Douglas W. Elmendorf

Douglas W. Elmendorf
Douglas W. Elmendorf
As the Director of CBO, Elmendorf oversees the agency’s work in providing objective, insightful, timely, and clearly presented information about budget and economic issues.
8th Director of the Congressional Budget Office
Incumbent
Assumed office
January 22, 2009
President Barack Obama
Preceded by Peter R. Orszag
Personal details
Alma mater Princeton University, A.B.
Harvard University, A.M., Ph.D.

Douglas W. Elmendorf (born 1961)[1] is an American economist who is currently the Director of the Congressional Budget Office under Speaker of the House of Representatives John Boehner.[2] He was a Brookings Institution senior fellow from 2007 to 2009, and was a director of the Hamilton Project at Brookings.[3] Joining the Congressional Budget Office in late December 2008, Elmendorf is responsible for providing estimates of the cost of legislation on the federal budget.[4]

Contents

Biography

Education

Born in Poughkeepsie, New York, Elmendorf spent his early career as an academic and educator. He went to Princeton University as an undergraduate, studying economics, and then headed to Harvard University to obtain his master’s and Ph.D in the same subject. After graduating in 1989, he stayed at Harvard for five years, working closely with economics professor Martin Feldstein, the director of the Council of Economic Advisers under President Ronald Reagan.

Career Work

In 1993, Elmendorf moved to public life, working for the Congressional Budget Office office for the first time. He spent a year as an associate analyst before joining full-time in 1994 as a principal analyst where Elmendorf focused on health-care issues and the economic effects of budget deficits. Working under Director Robert D. Reischauer, Elmendorf worked on a team that concluded President Bill Clinton's health reform package would cost much more than originally thought. This analysis helped cripple Clinton's attempt to reform health care.[5]

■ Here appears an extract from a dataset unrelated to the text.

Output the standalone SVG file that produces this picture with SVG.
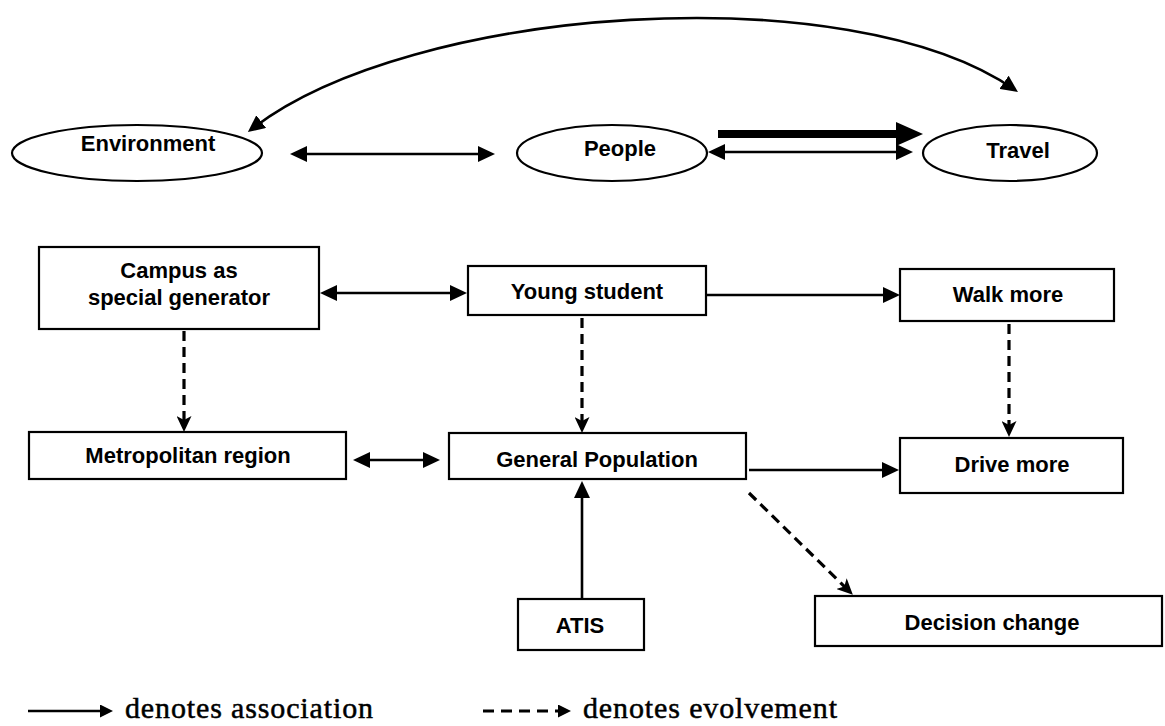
<svg xmlns="http://www.w3.org/2000/svg" width="1165" height="726" viewBox="0 0 1165 726">
<style>
.node{fill:#fff;stroke:#000;stroke-width:2.2}
.lbl{font-family:"Liberation Sans",Arial,sans-serif;font-size:22px;font-weight:bold;text-anchor:middle;fill:#000}
.solid{stroke:#000;stroke-width:2.6;fill:none}
.dash{stroke:#000;stroke-width:3.2;stroke-dasharray:10 6;fill:none}
.leg{font-family:"Liberation Serif","Times New Roman",serif;font-size:30px;fill:#000;stroke:#000;stroke-width:0.5}
</style>
<defs>
<marker id="ah" viewBox="0 0 17 16" refX="13" refY="8" markerWidth="17" markerHeight="16" markerUnits="userSpaceOnUse" orient="auto-start-reverse">
<path d="M0,0 L17,8 L0,16 z" fill="#000"/>
</marker>
<marker id="dh" viewBox="0 0 16 15" refX="12" refY="7.5" markerWidth="16" markerHeight="15" markerUnits="userSpaceOnUse" orient="auto">
<path d="M0,0 L16,7.5 L0,15 L4,7.5 z" fill="#000"/>
</marker>
<marker id="lh" viewBox="0 0 13 13" refX="9" refY="6.5" markerWidth="13" markerHeight="13" markerUnits="userSpaceOnUse" orient="auto">
<path d="M0,0 L13,6.5 L0,13 z" fill="#000"/>
</marker>
</defs>

<g id="environment">
<ellipse class="node" cx="137" cy="153" rx="125" ry="28"/>
<text class="lbl" x="148" y="151">Environment</text>
</g>
<g id="people">
<ellipse class="node" cx="612" cy="153" rx="95" ry="28"/>
<text class="lbl" x="620" y="156">People</text>
</g>
<g id="travel">
<ellipse class="node" cx="1010" cy="153" rx="87" ry="28"/>
<text class="lbl" x="1018" y="158">Travel</text>
</g>

<g id="campus">
<rect class="node" x="39" y="247" width="280" height="82"/>
<text class="lbl" x="179" y="278">Campus as</text>
<text class="lbl" x="179" y="305">special generator</text>
</g>
<g id="young-student">
<rect class="node" x="468" y="266" width="238" height="49"/>
<text class="lbl" x="587" y="299">Young student</text>
</g>
<g id="walk-more">
<rect class="node" x="900" y="269" width="214" height="52"/>
<text class="lbl" x="1008" y="302">Walk more</text>
</g>
<g id="metropolitan-region">
<rect class="node" x="29" y="432" width="317" height="47"/>
<text class="lbl" x="188" y="463">Metropolitan region</text>
</g>
<g id="general-population">
<rect class="node" x="449" y="433" width="297" height="46"/>
<text class="lbl" x="597" y="467">General Population</text>
</g>
<g id="drive-more">
<rect class="node" x="900" y="438" width="223" height="55"/>
<text class="lbl" x="1012" y="472">Drive more</text>
</g>
<g id="atis">
<rect class="node" x="518" y="599" width="126" height="51"/>
<text class="lbl" x="580" y="633">ATIS</text>
</g>
<g id="decision-change">
<rect class="node" x="815" y="596" width="347" height="50"/>
<text class="lbl" x="992" y="630">Decision change</text>
</g>

<g id="connectors">
<path class="solid" d="M251,129.6 C410,5 850,-25 1014.7,89.7" marker-start="url(#ah)" marker-end="url(#ah)"/>
<line class="solid" x1="294" y1="154" x2="491" y2="154" marker-start="url(#ah)" marker-end="url(#ah)"/>
<line x1="718" y1="134" x2="900" y2="134" stroke="#000" stroke-width="8"/>
<polygon points="896,122 923,134 896,146" fill="#000"/>
<line class="solid" x1="712" y1="152" x2="909" y2="152" marker-start="url(#ah)" marker-end="url(#ah)"/>
<line class="solid" x1="324" y1="293" x2="463" y2="293" marker-start="url(#ah)" marker-end="url(#ah)"/>
<line class="solid" x1="707" y1="295" x2="896" y2="295" marker-end="url(#ah)"/>
<line class="dash" x1="582" y1="318" x2="582" y2="429" marker-end="url(#dh)"/>
<line class="dash" x1="184" y1="331" x2="184" y2="428" marker-end="url(#dh)"/>
<line class="dash" x1="1009" y1="324" x2="1009" y2="433" marker-end="url(#dh)"/>
<line class="solid" x1="357" y1="460" x2="436" y2="460" marker-start="url(#ah)" marker-end="url(#ah)"/>
<line class="solid" x1="749" y1="470" x2="895" y2="470" marker-end="url(#ah)"/>
<line class="solid" x1="582" y1="599" x2="582" y2="485" marker-end="url(#ah)"/>
<line class="dash" x1="749" y1="493" x2="850" y2="592" marker-end="url(#dh)"/>
</g>

<g id="legend">
<line class="solid" x1="28" y1="711" x2="109" y2="711" marker-end="url(#lh)"/>
<text class="leg" x="125" y="718" textLength="248">denotes association</text>
<line x1="483" y1="711" x2="567" y2="711" stroke="#000" stroke-width="3" stroke-dasharray="11 7" marker-end="url(#lh)"/>
<text class="leg" x="583" y="718" textLength="254">denotes evolvement</text>
</g>
</svg>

Elmendorf only stayed a year at the CBO as a principal analyst before heading to the Federal Reserve Board as an economist while Alan Greenspan headed it. In 1998, his travels through the financial departments of the federal government continued, as Elmendorf moved to the Council of Economic Advisers, working as a senior economist under Director Janet Yellen. After staying at the CEA for a year, Elmendorf then joined the United States Treasury Department as deputy assistant secretary for economic policy, working under Clinton Treasury Secretary of the United States Lawrence Summers. When George W. Bush took office, Elmendorf moved back to the Fed as a senior economist and in 2002, he got a promotion to chief of the macroeconomics analysis team, leading a group of 30 economists and researchers as they forecasted inflation rates and labor markets.[6]

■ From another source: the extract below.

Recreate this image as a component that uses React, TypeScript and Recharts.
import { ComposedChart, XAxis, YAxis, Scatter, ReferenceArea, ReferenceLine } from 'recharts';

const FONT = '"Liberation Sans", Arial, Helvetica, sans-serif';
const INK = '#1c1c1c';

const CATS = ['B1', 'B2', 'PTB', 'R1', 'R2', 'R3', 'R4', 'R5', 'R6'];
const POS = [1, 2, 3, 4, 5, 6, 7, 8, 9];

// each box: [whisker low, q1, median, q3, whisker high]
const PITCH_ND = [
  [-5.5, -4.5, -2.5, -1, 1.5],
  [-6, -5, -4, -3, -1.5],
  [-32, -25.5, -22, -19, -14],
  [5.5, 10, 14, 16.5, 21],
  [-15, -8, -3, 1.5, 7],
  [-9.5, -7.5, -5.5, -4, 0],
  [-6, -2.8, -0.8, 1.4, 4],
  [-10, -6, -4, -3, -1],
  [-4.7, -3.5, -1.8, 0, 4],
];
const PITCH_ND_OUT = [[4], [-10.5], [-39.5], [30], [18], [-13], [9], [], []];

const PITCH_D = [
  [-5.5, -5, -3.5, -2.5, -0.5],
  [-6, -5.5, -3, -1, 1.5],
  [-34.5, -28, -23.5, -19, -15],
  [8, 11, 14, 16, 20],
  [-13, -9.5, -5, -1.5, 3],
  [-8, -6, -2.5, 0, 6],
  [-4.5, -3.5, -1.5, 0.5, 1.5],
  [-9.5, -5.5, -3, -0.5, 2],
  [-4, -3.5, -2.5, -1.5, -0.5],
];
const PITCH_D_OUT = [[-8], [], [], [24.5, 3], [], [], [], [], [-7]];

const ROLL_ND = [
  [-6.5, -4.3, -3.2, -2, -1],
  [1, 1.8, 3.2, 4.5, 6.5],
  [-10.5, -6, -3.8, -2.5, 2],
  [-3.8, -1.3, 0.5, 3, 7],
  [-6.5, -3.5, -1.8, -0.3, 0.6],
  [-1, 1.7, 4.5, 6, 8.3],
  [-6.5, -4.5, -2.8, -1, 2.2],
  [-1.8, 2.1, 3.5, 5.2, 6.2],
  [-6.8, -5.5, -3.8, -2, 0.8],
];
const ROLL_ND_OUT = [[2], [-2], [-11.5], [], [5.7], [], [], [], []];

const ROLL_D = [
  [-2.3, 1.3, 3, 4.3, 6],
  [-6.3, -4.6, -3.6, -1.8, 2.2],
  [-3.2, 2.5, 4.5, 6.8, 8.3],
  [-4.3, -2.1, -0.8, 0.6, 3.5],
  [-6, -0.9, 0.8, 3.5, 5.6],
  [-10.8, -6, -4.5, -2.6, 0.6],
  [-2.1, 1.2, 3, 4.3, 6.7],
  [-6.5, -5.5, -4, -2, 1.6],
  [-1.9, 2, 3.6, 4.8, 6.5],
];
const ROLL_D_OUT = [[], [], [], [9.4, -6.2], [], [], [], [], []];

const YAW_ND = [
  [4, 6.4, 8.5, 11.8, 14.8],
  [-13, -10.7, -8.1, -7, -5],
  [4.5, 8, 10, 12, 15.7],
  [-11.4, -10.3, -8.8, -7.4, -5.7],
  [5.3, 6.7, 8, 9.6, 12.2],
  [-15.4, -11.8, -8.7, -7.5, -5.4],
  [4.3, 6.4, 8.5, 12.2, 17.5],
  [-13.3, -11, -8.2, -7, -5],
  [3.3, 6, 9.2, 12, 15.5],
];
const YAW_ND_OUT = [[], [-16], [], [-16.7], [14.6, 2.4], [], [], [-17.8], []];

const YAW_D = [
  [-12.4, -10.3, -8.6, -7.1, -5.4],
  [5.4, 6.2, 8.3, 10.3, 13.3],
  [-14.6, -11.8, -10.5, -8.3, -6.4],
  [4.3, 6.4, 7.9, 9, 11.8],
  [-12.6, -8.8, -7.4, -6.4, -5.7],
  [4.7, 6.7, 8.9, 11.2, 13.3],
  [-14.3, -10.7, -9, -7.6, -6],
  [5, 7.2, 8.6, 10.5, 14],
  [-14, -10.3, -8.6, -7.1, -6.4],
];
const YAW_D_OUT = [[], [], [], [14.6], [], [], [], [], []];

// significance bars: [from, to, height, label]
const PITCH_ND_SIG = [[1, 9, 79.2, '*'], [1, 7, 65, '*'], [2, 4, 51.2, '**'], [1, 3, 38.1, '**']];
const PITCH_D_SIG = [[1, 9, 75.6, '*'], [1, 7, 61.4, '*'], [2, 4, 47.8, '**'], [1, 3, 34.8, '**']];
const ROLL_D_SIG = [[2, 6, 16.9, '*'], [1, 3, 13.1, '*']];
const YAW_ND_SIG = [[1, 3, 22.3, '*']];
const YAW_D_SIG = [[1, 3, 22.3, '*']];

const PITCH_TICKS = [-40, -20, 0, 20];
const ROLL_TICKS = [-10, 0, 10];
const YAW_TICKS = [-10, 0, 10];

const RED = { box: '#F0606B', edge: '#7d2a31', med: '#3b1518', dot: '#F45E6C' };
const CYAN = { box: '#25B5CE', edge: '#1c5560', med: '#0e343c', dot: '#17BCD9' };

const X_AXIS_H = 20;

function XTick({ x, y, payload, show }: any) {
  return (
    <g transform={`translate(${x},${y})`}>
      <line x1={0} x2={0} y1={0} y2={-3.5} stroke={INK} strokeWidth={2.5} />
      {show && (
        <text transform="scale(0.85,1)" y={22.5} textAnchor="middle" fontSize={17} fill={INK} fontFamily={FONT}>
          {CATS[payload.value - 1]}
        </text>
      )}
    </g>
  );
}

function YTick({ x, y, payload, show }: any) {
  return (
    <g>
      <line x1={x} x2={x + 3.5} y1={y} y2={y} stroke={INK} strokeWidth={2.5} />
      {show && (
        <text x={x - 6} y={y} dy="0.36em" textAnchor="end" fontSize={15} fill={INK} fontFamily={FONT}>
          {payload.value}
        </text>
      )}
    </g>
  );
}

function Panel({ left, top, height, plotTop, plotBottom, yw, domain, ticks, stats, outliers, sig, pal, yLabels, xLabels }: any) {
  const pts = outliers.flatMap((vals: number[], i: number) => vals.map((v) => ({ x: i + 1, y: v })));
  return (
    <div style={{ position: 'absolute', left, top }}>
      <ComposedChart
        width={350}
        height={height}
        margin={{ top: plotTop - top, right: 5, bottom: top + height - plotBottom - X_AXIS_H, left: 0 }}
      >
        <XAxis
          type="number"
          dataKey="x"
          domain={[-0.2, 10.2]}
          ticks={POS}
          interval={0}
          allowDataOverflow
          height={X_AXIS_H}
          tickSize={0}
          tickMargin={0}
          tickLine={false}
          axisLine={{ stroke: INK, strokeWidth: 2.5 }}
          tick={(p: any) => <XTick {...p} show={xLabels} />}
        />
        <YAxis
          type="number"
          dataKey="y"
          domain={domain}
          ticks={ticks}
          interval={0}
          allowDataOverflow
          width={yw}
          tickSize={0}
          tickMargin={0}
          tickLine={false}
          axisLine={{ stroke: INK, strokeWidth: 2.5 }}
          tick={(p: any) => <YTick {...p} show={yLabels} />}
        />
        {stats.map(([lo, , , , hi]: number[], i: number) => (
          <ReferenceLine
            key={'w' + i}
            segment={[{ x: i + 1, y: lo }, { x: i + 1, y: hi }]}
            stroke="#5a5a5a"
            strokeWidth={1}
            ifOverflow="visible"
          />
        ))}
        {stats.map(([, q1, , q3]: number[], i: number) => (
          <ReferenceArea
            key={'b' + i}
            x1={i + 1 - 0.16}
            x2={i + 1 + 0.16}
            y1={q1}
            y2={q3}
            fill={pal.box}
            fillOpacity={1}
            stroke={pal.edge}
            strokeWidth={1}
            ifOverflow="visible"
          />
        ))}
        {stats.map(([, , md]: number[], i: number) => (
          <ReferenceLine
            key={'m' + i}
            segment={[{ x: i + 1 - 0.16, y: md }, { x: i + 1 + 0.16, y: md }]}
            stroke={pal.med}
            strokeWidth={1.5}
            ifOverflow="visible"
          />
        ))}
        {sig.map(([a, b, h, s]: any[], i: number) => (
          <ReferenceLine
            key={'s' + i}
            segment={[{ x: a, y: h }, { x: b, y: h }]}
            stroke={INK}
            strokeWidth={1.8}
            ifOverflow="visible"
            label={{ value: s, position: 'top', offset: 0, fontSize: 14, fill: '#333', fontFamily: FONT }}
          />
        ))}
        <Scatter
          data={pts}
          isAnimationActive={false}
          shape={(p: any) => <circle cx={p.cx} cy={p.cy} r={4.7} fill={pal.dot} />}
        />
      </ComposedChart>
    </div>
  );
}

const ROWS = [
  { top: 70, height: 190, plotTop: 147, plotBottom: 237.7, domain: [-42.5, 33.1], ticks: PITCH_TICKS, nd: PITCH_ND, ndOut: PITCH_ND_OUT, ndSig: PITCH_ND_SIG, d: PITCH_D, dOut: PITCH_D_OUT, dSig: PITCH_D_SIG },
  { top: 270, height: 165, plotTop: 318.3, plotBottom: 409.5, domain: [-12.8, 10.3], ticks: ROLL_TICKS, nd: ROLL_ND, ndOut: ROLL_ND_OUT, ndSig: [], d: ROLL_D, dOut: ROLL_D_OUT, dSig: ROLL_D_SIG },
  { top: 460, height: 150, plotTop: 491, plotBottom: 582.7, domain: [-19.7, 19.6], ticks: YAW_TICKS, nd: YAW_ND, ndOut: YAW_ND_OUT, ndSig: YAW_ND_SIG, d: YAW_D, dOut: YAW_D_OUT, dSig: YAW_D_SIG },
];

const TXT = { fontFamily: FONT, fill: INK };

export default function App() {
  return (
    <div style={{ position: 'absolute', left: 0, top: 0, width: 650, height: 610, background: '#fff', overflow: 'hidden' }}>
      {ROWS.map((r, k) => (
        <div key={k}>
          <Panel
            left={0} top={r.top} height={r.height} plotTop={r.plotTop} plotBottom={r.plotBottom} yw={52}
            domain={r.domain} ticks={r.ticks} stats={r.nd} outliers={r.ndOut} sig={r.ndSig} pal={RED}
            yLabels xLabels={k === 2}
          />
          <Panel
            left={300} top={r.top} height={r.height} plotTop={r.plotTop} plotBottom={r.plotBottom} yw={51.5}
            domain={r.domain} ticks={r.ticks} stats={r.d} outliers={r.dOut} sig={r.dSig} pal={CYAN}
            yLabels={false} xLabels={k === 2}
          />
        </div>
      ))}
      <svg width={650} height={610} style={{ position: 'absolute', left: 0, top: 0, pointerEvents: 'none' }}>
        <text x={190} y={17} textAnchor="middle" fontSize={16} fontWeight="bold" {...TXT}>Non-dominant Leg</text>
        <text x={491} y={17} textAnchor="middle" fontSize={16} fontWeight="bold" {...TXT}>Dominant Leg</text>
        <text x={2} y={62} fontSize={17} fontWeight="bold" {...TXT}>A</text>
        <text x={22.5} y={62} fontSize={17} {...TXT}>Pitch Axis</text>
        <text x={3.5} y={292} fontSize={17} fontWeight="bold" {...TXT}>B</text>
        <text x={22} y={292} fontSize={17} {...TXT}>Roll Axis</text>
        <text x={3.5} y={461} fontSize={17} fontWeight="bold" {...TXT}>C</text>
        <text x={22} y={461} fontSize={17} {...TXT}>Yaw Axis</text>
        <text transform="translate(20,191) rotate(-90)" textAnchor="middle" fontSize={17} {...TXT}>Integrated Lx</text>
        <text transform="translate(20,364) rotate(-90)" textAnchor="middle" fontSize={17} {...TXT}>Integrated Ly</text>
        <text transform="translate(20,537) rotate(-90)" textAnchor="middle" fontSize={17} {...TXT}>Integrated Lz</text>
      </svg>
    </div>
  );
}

In 2007, Elmendorf began working for the well-known economic think-tank the Brookings Institution, co-editing the twice-yearly publication “Brookings Papers on Economic Activity.”[6] In 2008, Jason Furman, the director of the Brookings’ group known as the Hamilton Project left to join the Obama campaign. Elmendorf replaced him as director of the Project, a forum for economic policy discussion that was created by Bill Clinton's Treasury Secretary Robert Rubin — an advocate of free trade and a small deficit.[4]

Testifying before the House Budget Committee in June 2011 Director Elmendorf said that "uncertainty about federal policy is diminishing household and business spending and that uncertainty covers a whole set of policies: It covers tax policy, it covers regulatory policy and it covers health policy." He noted that New figures released 30 June 2011 by the CBO show debt rising to 190 percent of the gross domestic product by 2035. Economists have warned that exceeding 90 percent of gross domestic product (GDP) is a prescription for a debt crisis. "The current level of debt is reducing our output, our incomes relative to what would be the case if we had a lower level of debt, leaving aside the effects of this particular recession, which complicate that," Elmendorf said. As of 2011 debt to GDP levels are 70%.[7]

In August 2011 the CBO noted a dismal outlook of the nation’s budget and economy, crystallizing the challenges Congress faces this fall in reducing deficits and increasing employment. CBO projects a $1.28 trillion deficit for the fiscal year, and total deficits over the next 10 years of $3.5 trillion. Gross federal debt is expected to rise from $14.8 trillion this year to $21.3 trillion in 2021, CBO said. “A great deal of the pain of this economic downturn still lies ahead of us,” Director Elmendorf said at a Wednesday press conference after the report’s release. He said the debt-ceiling deal “makes a real difference, so I guess that’s good news.” He then added: “I think the challenges that remain are very large.”[8]